It was the reporter’s fault.
That’s pretty much what Homeland Security adviser and Houston businessman Stephen Payne said.
Payne claims he never meant to suggest — as a video from the Times of London suggests — that he could arrange meetings with high-level Bush Administration officials in exchange for a large contribution to the Bush presidential library fund.
He told the Houston Chronicle:
“I was not there to raise money for the library, I have no interest in the library. I was there to get a client,” Payne said.
Payne met in a swanky London hotel with a man known as Eric Dos, a Kazakh politician Payne said he first met on a pipeline project in 2005. Payne did not know the other man was a reporter or that he was being videotaped.
Payne says the two men asked him leading questions.
“After we completed that hourlong conversation, they kept wanting to come back to making a donation to the library.
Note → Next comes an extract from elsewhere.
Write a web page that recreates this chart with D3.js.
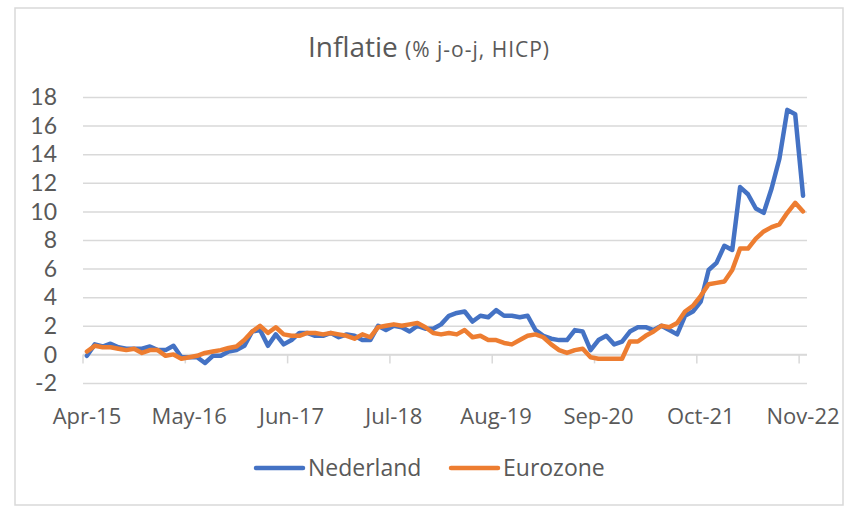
<!DOCTYPE html>
<html>
<head>
<meta charset="utf-8">
<script src="https://cdn.jsdelivr.net/npm/d3@7"></script>
<style>
  body { margin: 0; background: #fff; }
  text { font-family: "Open Sans", Lato, sans-serif; fill: #595959; }
  .ylabel { font-family: Lato, "Open Sans", sans-serif; }
</style>
</head>
<body>
<div class="chart"></div>
<script>
// monthly categories Apr-15 .. Nov-22
var months = d3.timeMonth.range(new Date(2015, 3, 1), new Date(2022, 11, 1));
var tickLabels = ["Apr-15", "May-16", "Jun-17", "Jul-18", "Aug-19", "Sep-20", "Oct-21", "Nov-22"];
var yTicks = [-2, 0, 2, 4, 6, 8, 10, 12, 14, 16, 18];

var nederland = [
  -0.1, 0.7, 0.55, 0.75, 0.5, 0.4, 0.4, 0.4, 0.55,
  0.3, 0.3, 0.6, -0.2, -0.2, -0.2, -0.6, -0.1, -0.1, 0.2, 0.3, 0.6,
  1.6, 1.7, 0.6, 1.4, 0.7, 1.0, 1.5, 1.5, 1.3, 1.3, 1.5, 1.2,
  1.4, 1.3, 1.0, 1.0, 2.0, 1.7, 2.0, 1.9, 1.6, 2.0, 1.8, 1.8,
  2.1, 2.7, 2.9, 3.0, 2.3, 2.7, 2.6, 3.1, 2.7, 2.7, 2.6, 2.7,
  1.7, 1.3, 1.1, 1.0, 1.0, 1.7, 1.6, 0.3, 1.0, 1.3, 0.7, 0.9,
  1.6, 1.9, 1.9, 1.7, 2.0, 1.7, 1.4, 2.7, 3.0, 3.7, 5.9, 6.4,
  7.6, 7.3, 11.7, 11.2, 10.2, 9.9, 11.6, 13.7, 17.1, 16.8, 11.1
];
var eurozone = [
  0.2, 0.6, 0.5, 0.5, 0.4, 0.3, 0.4, 0.1, 0.3,
  0.3, -0.1, 0.0, -0.3, -0.2, -0.1, 0.1, 0.2, 0.3, 0.45, 0.55, 1.0,
  1.6, 2.0, 1.5, 1.9, 1.4, 1.3, 1.3, 1.5, 1.5, 1.4, 1.5, 1.4,
  1.3, 1.1, 1.4, 1.2, 1.9, 2.0, 2.1, 2.0, 2.1, 2.2, 1.9, 1.5,
  1.4, 1.5, 1.4, 1.7, 1.2, 1.3, 1.0, 1.0, 0.8, 0.7, 1.0, 1.3,
  1.4, 1.2, 0.7, 0.3, 0.1, 0.3, 0.4, -0.2, -0.3, -0.3, -0.3, -0.3,
  0.9, 0.9, 1.3, 1.6, 2.0, 1.9, 2.2, 3.0, 3.4, 4.1, 4.9, 5.0,
  5.1, 5.9, 7.4, 7.4, 8.1, 8.6, 8.9, 9.1, 9.9, 10.6, 10.0
];
var series = [
  { name: "Nederland", values: nederland, color: "#4472C4" },
  { name: "Eurozone", values: eurozone, color: "#ED7D31" }
];

var fullWidth = 858;
var fullHeight = 516;
var plot = { left: 83, right: 807, top: 97, bottom: 383 };

var svg = d3
  .select(".chart")
  .append("svg")
  .attr("width", fullWidth)
  .attr("height", fullHeight);

// chart frame
svg
  .append("rect")
  .attr("x", 15)
  .attr("y", 8)
  .attr("width", 828)
  .attr("height", 497)
  .attr("fill", "#fff")
  .attr("stroke", "#d9d9d9")
  .attr("stroke-width", 1.5);

var xScale = d3
  .scaleBand()
  .domain(d3.range(months.length))
  .range([plot.left, plot.right])
  .padding(0);

var yScale = d3
  .scaleLinear()
  .domain([-2, 18])
  .range([plot.bottom, plot.top]);

var cx = i => xScale(i) + xScale.bandwidth() / 2;

// gridlines
var grid = svg
  .append("g")
  .attr("transform", `translate(${plot.left}, 0)`)
  .call(
    d3.axisLeft(yScale)
      .tickValues(yTicks)
      .tickSize(-(plot.right - plot.left))
      .tickFormat("")
  );
grid.select(".domain").remove();
grid.selectAll("line").attr("stroke", "#d9d9d9").attr("stroke-width", 1.5);

// y labels, right aligned left of the plot
svg
  .selectAll(".ylabel")
  .data(yTicks)
  .enter()
  .append("text")
  .attr("class", "ylabel")
  .attr("x", 57)
  .attr("y", d => yScale(d))
  .attr("dy", "0.36em")
  .attr("text-anchor", "end")
  .style("font-size", "23px")
  .text(d => d);

// category axis at y = 0
var labelIdx = d3.range(0, months.length, 13);
var fmt = d3.timeFormat("%b-%y");

svg
  .append("line")
  .attr("x1", plot.left)
  .attr("x2", plot.right)
  .attr("y1", yScale(0))
  .attr("y2", yScale(0))
  .attr("stroke", "#d9d9d9")
  .attr("stroke-width", 1.5);

svg
  .selectAll(".xtick")
  .data(labelIdx)
  .enter()
  .append("line")
  .attr("class", "xtick")
  .attr("x1", d => xScale(d))
  .attr("x2", d => xScale(d))
  .attr("y1", yScale(0))
  .attr("y2", yScale(0) + 9)
  .attr("stroke", "#d9d9d9")
  .attr("stroke-width", 1.5);

svg
  .selectAll(".xlabel")
  .data(labelIdx)
  .enter()
  .append("text")
  .attr("class", "xlabel")
  .attr("x", d => cx(d))
  .attr("y", 424)
  .attr("text-anchor", "middle")
  .style("font-size", "22px")
  .text((d, k) => tickLabels[k] || fmt(months[d]));

// lines
var line = d3
  .line()
  .x((d, i) => cx(i))
  .y(d => yScale(d));

svg
  .selectAll(".series")
  .data(series)
  .enter()
  .append("path")
  .attr("class", "series")
  .attr("d", d => line(d.values))
  .attr("fill", "none")
  .attr("stroke", d => d.color)
  .attr("stroke-width", 4.5)
  .attr("stroke-linejoin", "round")
  .attr("stroke-linecap", "round");

// title
var title = svg
  .append("text")
  .attr("x", 429)
  .attr("y", 57)
  .attr("text-anchor", "middle");
title.append("tspan").style("font-size", "28px").text("Inflatie ");
title
  .append("tspan")
  .style("font-size", "21px")
  .style("letter-spacing", "1px")
  .text("(% j-o-j, HICP)");

// legend
var legend = svg
  .selectAll(".legend")
  .data(series)
  .enter()
  .append("g")
  .attr("class", "legend")
  .attr("transform", (d, i) => `translate(${i ? 451 : 256}, 468)`);

legend
  .append("line")
  .attr("x1", 0)
  .attr("x2", 47)
  .attr("stroke", d => d.color)
  .attr("stroke-width", 4.5)
  .attr("stroke-linecap", "round");

legend
  .append("text")
  .attr("x", 52)
  .attr("dy", "0.36em")
  .style("font-size", "23px")
  .text(d => d.name);
</script>
</body>
</html>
I made it clear on multiple occasions that the library wasn’t taking any money yet, and that foreign contributions may or may not be accepted.”
Payne told the Dallas Morning News that the paper edited out his remarks that would absolve him of suspicion.
“Over the course of an hourlong conversation in a social setting, isolated comments can be taken out of context,” he said in the statement. Mr. Payne accused the paper of “manufacturing” the news and making him the victim of a “confidence game.”
A spokesman for the Bush library foundation said rules are in place to prevent the solicitation described by Payne.
In Austin, a spokesman for the Bush library foundation said no money will be accepted from foreign sources while Mr. Bush is still in office.
“It’s safe to say the things that are alleged in this story would never be encouraged or allowed,” foundation spokesman Dan Bartlett said.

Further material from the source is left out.